Tout aussi classique est l’aliénant « expertise ». « Expertise » en anglais signifie « compétence », « adresse », « savoir-faire ». Chez nous, les assureurs le savent bien : une expertise est un examen technique réalisé par un expert. Pour les commissaires-priseurs, il s’agit de l’estimation de la valeur d’un objet. Tout comme les contre-expertises. Naturellement, « expertise » a pris en français le sens qu’il a en anglais.

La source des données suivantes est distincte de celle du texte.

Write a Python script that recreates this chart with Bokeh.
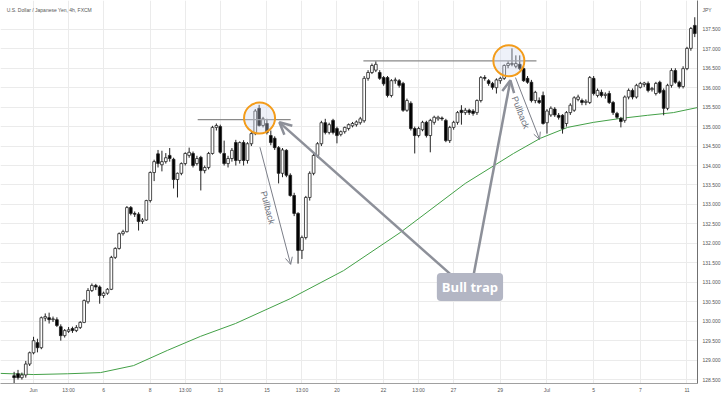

Moins couru mais très pervers : les ravages en français de l’anglais « outrageous ». Outre-Manche, ce mot dénote l’excès : scandaleux, exorbitant, scabreux, monstrueux, injurieux ou choquant. « It’s absolutely outrageous that » se traduira par « il est absolument scandaleux que ». Les inondations en Vendée peuvent être qualifiées de « outrageous » au sens où elles furent extraordinaires, sans précédent. Si un bombardement est « outrageous », c’est qu’il est effroyable. « He outraged me » signifie qu’il m’a scandalisé (par son comportement). En français, « outrageux » est de la famille d’« outrage », mot du XIe siècle qui vient de « outre » (au-delà ). Il relève du juridique. Un outrage est une offense grave, au point que le christianisme a pu prêcher le « pardon des outrages ». Un sens dérivé pourra être « viol » (les « derniers outrages »), comme lorsque Justine (chez Sade) évoque la dépravation de Dubourg : « Il m’accusa des torts de sa faiblesse, […] voulut les réparer par de nouveaux outrages et des invectives encore plus mortifiantes ; il n’y eut rien qu’il ne me dit, rien qu’il ne tenta, rien que la perfide imagination, la dureté de son caractère et la dépravation de ses moeurs ne lui fit entreprendre. » Plusieurs pièces de Courteline traitent, sur un mode mineur, de l’outrage aux bonnes moeurs. « Il m’a outragé » signifie qu’il m’a offensé (« Une femme outragée dans son honneur, c’est-à -dire dans ce qu’elle a de plus précieux », Stendhal). Outrager les bonnes moeurs est un délit. Bref : le sémantisme du mot français est différent du sémantisme de l’anglais. Bien entendu, c’est le sens anglais qui, aujourd’hui, tend à recouvrir le sens français.